I write all over everything (if I own it). AP Lit in high school taught me the magic of writing in books: annotating. I now think the highest compliment you can give a book is writing all the fuck over it. Love a passage? Highlight it. Think someone is an ignorant pontificator? Write back in the margins. Want to share with the world? Draw a square around the important part and post a photo on IG. I love broken in books, and I love even more when I lend a book and someone I love writes their own comments in my book and gives it back — there is no greater gift.
Okay, but why write about reading on Medium?
I have a confession: I tend to be a shallow reader.
If you ask me what I loved about a book in 2018, it would be rare for me to pull out a specific thing that resonated, even if I really liked it. I can call this a shitty memory, or blame public schools for pushing fluency over comprehension for far too long. CONSUME. QUANTITY.
(Also, having a goodreads goal each year may or may not influence the speed and retention of my reading. There is nothing to rival the immense gratification I get for, you know, a solid 15 minutes when I reach my goodreads goal before December 31st. Then I do it again — obsessively checking how many books I’ve read for an entire year just to embrace, or shame, myself for reaching an arbitrary number that means nothing to anyone! What fun!)

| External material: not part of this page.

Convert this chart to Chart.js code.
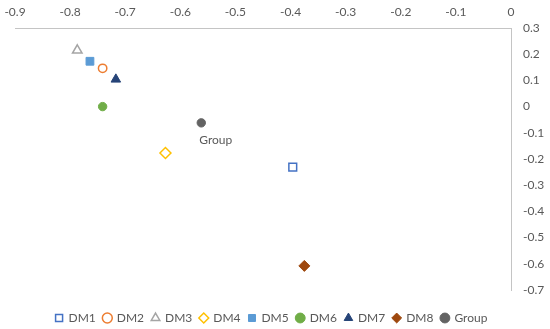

Being a shallow reader is kind of embarrassing just in general, but there’s a bigger problem with it when it comes down to more of the why I read.
I don’t just read to hit goodreads goals, though that does motivate me quite a bit, I also read to change my life.

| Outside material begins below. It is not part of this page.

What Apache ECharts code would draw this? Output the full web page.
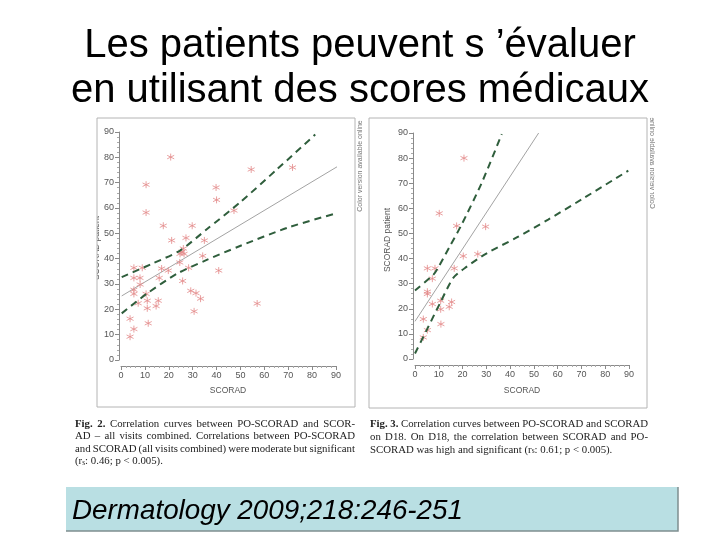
<!DOCTYPE html>
<html><head><meta charset="utf-8">
<script src="https://cdn.jsdelivr.net/npm/echarts@6/dist/echarts.min.js"></script>
<style>html,body{margin:0;padding:0;background:#fff}#c{width:720px;height:540px}</style>
</head><body><div id="c"></div>
<script>
// ---- data ----
const titleLines = ["Les patients peuvent s \u2019\u00e9valuer", "en utilisant des scores m\u00e9dicaux"];
const xTickValues = [0, 10, 20, 30, 40, 50, 60, 70, 80, 90];
const axisXName = "SCORAD";
const axisYName = "SCORAD patient";
const colorNote = "Color version available online";

// Fig. 2 : all visits combined  [SCORAD, PO-SCORAD]
const fig2Points = [[3.8,16.3],[3.8,9.2],[5.4,12.2],[5.4,36.4],[5.4,32.4],[5.4,27.7],[5.4,26.1],[7.95,32.4],[7.2,22.4],[8,29.8],[8.9,36.4],[10.5,26.1],[10.5,69.2],[10.5,58.2],[11,23.4],[11,20.4],[11.4,14.5],[14.7,21.3],[15.6,23.4],[16,32.4],[17,36.1],[17.7,53],[19.8,35.3],[20.8,80.1],[21.2,47.2],[24.6,38.5],[24.7,41.9],[25.5,42.7],[26.4,41.9],[26.1,44],[25.8,31.2],[27.2,48.2],[28.3,36.4],[29.2,27.3],[29.8,53],[30.6,19.2],[31.4,26.4],[33.3,24.2],[34.2,41.1],[34.9,47.2],[39.8,68.1],[40,63.2],[40.9,35.3],[47.3,59],[54.5,75.2],[57,22.3],[71.8,76]];
const fig2Fit = [[0.3,25.3],[93.5,78]];
const fig2Upper = [[0.3,32.7],[13.5,38.2],[24.7,43.2],[35.9,51.6],[49.8,62.2],[65,75],[81.3,89]];
const fig2Lower = [[0.3,18.4],[10.7,26.1],[23.3,34],[35.9,39.5],[49.8,45],[70,52.3],[90.4,58]];

// Fig. 3 : D18
const fig3Points = [[20.6,80],[10.2,58],[17.5,53],[29.7,52.7],[20.3,41],[26.4,41.8],[5.2,36.1],[8.4,36.1],[16.5,36.1],[7.3,32],[5.2,26.8],[5.2,25.9],[7.3,21.9],[10.8,23.2],[10.8,19.8],[14.4,20.8],[15.4,22.7],[10.9,13.9],[3.5,15.9],[5.2,11.5],[3.5,8.6]];
const fig3Fit = [[0,15],[52,90]];
const fig3Upper = [[0,27.3],[7.7,33.5],[9.5,36],[14.7,45],[19.6,53.5],[28,70],[36.5,89.6]];
const fig3Lower = [[0,2.2],[4.9,11.5],[10.5,22.2],[16.1,32.3],[21.5,36.6],[30,42],[43,48.5],[56,55.5],[70,63.5],[89.7,75]];

const caption2 = [
  "{b|Fig.} {b|2.} Correlation curves between PO-SCORAD and SCOR-",
  "AD \u2013 all visits combined. Correlations between PO-SCORAD",
  "and SCORAD (all visits combined) were moderate but significant",
  "(r{s|s}: 0.46; p < 0.005)."
];
const caption3 = [
  "{b|Fig.} {b|3.} Correlation curves between PO-SCORAD and SCORAD",
  "on D18. On D18, the correlation between SCORAD and PO-",
  "SCORAD was high and significant (r{s|s}: 0.61; p < 0.005)."
];
const citation = "Dermatology 2009;218:246-251";

// ---- chart ----
const chart = echarts.init(document.getElementById('c'), null, {renderer: 'canvas'});
const ASTER = 'path://M5,0L5,10M0.67,2.5L9.33,7.5M0.67,7.5L9.33,2.5';
const axisCol = '#8a8a8a';
function xAx(g) {
  return {type:'value', gridIndex:g, min:0, max:90, interval:10, offset:6,
    axisLine:{show:true, onZero:false, lineStyle:{color:axisCol, width:1}},
    axisTick:{show:true, length:4, lineStyle:{color:axisCol}},
    minorTick:{show:true, splitNumber:5, length:2, lineStyle:{color:'#aaa'}},
    splitLine:{show:false}, minorSplitLine:{show:false},
    axisLabel:{fontSize:9, color:'#555', margin:5, fontFamily:'Liberation Sans',
      formatter: v => xTickValues.indexOf(v) >= 0 ? String(v) : ''}};
}
function yAx(g) {
  return {type:'value', gridIndex:g, min:0, max:90, interval:10, offset:2,
    axisLine:{show:true, onZero:false, lineStyle:{color:axisCol, width:1}},
    axisTick:{show:true, length:4, lineStyle:{color:axisCol}},
    minorTick:{show:true, splitNumber:5, length:2, lineStyle:{color:'#aaa'}},
    splitLine:{show:false}, minorSplitLine:{show:false},
    axisLabel:{fontSize:9, color:'#555', margin:5, fontFamily:'Liberation Sans'}};
}
function scatter(i, data) {
  return {type:'scatter', xAxisIndex:i, yAxisIndex:i, data:data, symbol:ASTER, symbolSize:7,
    itemStyle:{color:'rgba(0,0,0,0)', borderColor:'#e38a8a', borderWidth:1}, silent:true, z:3};
}
function fitLine(i, data) {
  return {type:'line', xAxisIndex:i, yAxisIndex:i, data:data, symbol:'none', clip:false,
    lineStyle:{color:'#a3a3a3', width:1}, silent:true, z:2};
}
function band(i, data) {
  return {type:'line', xAxisIndex:i, yAxisIndex:i, data:data, symbol:'none', clip:false, smooth:0.25,
    lineStyle:{color:'#2f5e3c', width:2, type:[7,5]}, silent:true, z:4};
}

// justified caption text
const CAP_FS = 10.8, CAP_FONT = 'Liberation Serif';
const mctx = document.createElement('canvas').getContext('2d');
function segs(word) {
  const out = []; const re = /\{(\w)\|([^}]*)\}/g; let last = 0, m;
  while ((m = re.exec(word))) {
    if (m.index > last) out.push({t: word.slice(last, m.index), k: 'n'});
    out.push({t: m[2], k: m[1]}); last = re.lastIndex;
  }
  if (last < word.length) out.push({t: word.slice(last), k: 'n'});
  return out;
}
function fontOf(k) {
  if (k === 'b') return 'bold ' + CAP_FS + 'px "' + CAP_FONT + '"';
  if (k === 's') return '7.5px "' + CAP_FONT + '"';
  return CAP_FS + 'px "' + CAP_FONT + '"';
}
function wordWidth(word) {
  return segs(word).reduce((s, g) => { mctx.font = fontOf(g.k); return s + mctx.measureText(g.t).width; }, 0);
}
const richStyles = {
  b:{fontWeight:'bold', fontSize:CAP_FS, fontFamily:CAP_FONT, fill:'#222'},
  s:{fontSize:7.5, fontFamily:CAP_FONT, fill:'#222', verticalAlign:'bottom'}
};
function captionText(lines, x, width, y0, dy) {
  const els = [];
  mctx.font = fontOf('n'); const sp = mctx.measureText(' ').width;
  lines.forEach((line, k) => {
    const words = line.split(' ');
    const ws = words.map(wordWidth);
    const total = ws.reduce((a, b) => a + b, 0);
    const justify = k < lines.length - 1 && words.length > 1;
    const gap = justify ? (width - total) / (words.length - 1) : sp;
    let cx = x;
    words.forEach((w, j) => {
      els.push({type:'text', x:cx, y:y0 + k*dy, z:10,
        style:{text:w, fontSize:CAP_FS, fontFamily:CAP_FONT, fill:'#222', verticalAlign:'middle', align:'left', rich:richStyles}});
      cx += ws[j] + gap;
    });
  });
  return els;
}

function build() {
const graphics = [
  {type:'text', x:360, y:46, z:10, style:{text:titleLines[0], fontSize:40, fontFamily:'Liberation Sans', fill:'#000', align:'center', verticalAlign:'middle'}},
  {type:'text', x:360, y:91, z:10, style:{text:titleLines[1], fontSize:40, fontFamily:'Liberation Sans', fill:'#000', align:'center', verticalAlign:'middle'}},
  // axis names
  {type:'text', x:228, y:391, z:10, style:{text:axisXName, fontSize:8.5, fontFamily:'Liberation Sans', fill:'#555', align:'center', verticalAlign:'middle'}},
  {type:'text', x:522, y:391, z:10, style:{text:axisXName, fontSize:8.5, fontFamily:'Liberation Sans', fill:'#555', align:'center', verticalAlign:'middle'}},
  {type:'text', x:97, y:248, rotation:Math.PI/2, z:10, style:{text:axisYName, fontSize:8.5, fontFamily:'Liberation Sans', fill:'#555', align:'center', verticalAlign:'middle'}},
  {type:'rect', shape:{x:0, y:200, width:97, height:100}, z:11, style:{fill:'#fff'}},
  {type:'text', x:388, y:240, rotation:Math.PI/2, z:10, style:{text:axisYName, fontSize:8.5, fontFamily:'Liberation Sans', fill:'#555', align:'center', verticalAlign:'middle'}},
  // frames
  {type:'rect', shape:{x:97, y:118, width:258, height:289}, z:12, style:{fill:'none', stroke:'#b4b4b4', lineWidth:1}},
  {type:'rect', shape:{x:369, y:118, width:278, height:290}, z:12, style:{fill:'none', stroke:'#b4b4b4', lineWidth:1}},
  // colour notes
  {type:'text', x:360, y:166, rotation:Math.PI/2, z:10, style:{text:colorNote, fontSize:7, fontFamily:'Liberation Sans', fill:'#777', align:'center', verticalAlign:'middle'}},
  {type:'text', x:652, y:163, rotation:Math.PI/2, scaleY:-1, z:10, style:{text:colorNote, fontSize:7, fontFamily:'Liberation Sans', fill:'#777', align:'center', verticalAlign:'middle'}},
  // citation box
  {type:'rect', shape:{x:66, y:487, width:612, height:44}, z:5, style:{fill:'#b9dfe3'}},
  {type:'polyline', shape:{points:[[678,487],[678,531],[66,531]]}, z:6, style:{fill:'none', stroke:'#7f8e90', lineWidth:1.5}},
  {type:'text', x:72, y:511, z:10, style:{text:citation, fontSize:27.8, fontStyle:'italic', fontFamily:'Liberation Sans', fill:'#000', align:'left', verticalAlign:'middle'}}
].concat(captionText(caption2, 75, 280, 424, 12.4), captionText(caption3, 370, 278, 424, 13));

chart.setOption({
  animation:false,
  backgroundColor:'#fff',
  grid:[
    {left:121, top:132, width:215, height:228},
    {left:415, top:133, width:214, height:226}
  ],
  xAxis:[xAx(0), xAx(1)],
  yAxis:[yAx(0), yAx(1)],
  series:[
    fitLine(0, fig2Fit), band(0, fig2Upper), band(0, fig2Lower), scatter(0, fig2Points),
    fitLine(1, fig3Fit), band(1, fig3Upper), band(1, fig3Lower), scatter(1, fig3Points)
  ],
  graphic:graphics
});
}
build();
</script></body></html>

I read self-help to help myself. I read anti-racism to be an anti-racist. I read history to inform the way I make choices about the present. I read novels to build empathy and explore the human condition.
When I read like a vacuum cleaner, I don’t do any of those things.
So my partner suggested I write reviews.
I’m pretty much terrified to write book reviews. Who am I to supposed I have anything worthwhile to write about the sacred object that is A Book?! Truly, I feel to be the human value of a potato when it comes to reviewing books. I have no right! I have no experience! I can’t fucking review a book!
Writing that down, though, is pretty helpful to laugh at the weird narratives we find in our brains. If I read a book, I can review a book. I’m not going to say I’ll do it well, or that you’ll care about what it says, but at the very least, a book review is going to help me retain what I get out of the book… and may or may not encourage someone else to read it.
So. This I the precursor.
Two nights ago I finished my first book of August, The Girl with the Louding Voice by Abi Daré, published in February of this year. My first review will be of this book, and I write here, for full accountability, that I’ll do that by the end of the week.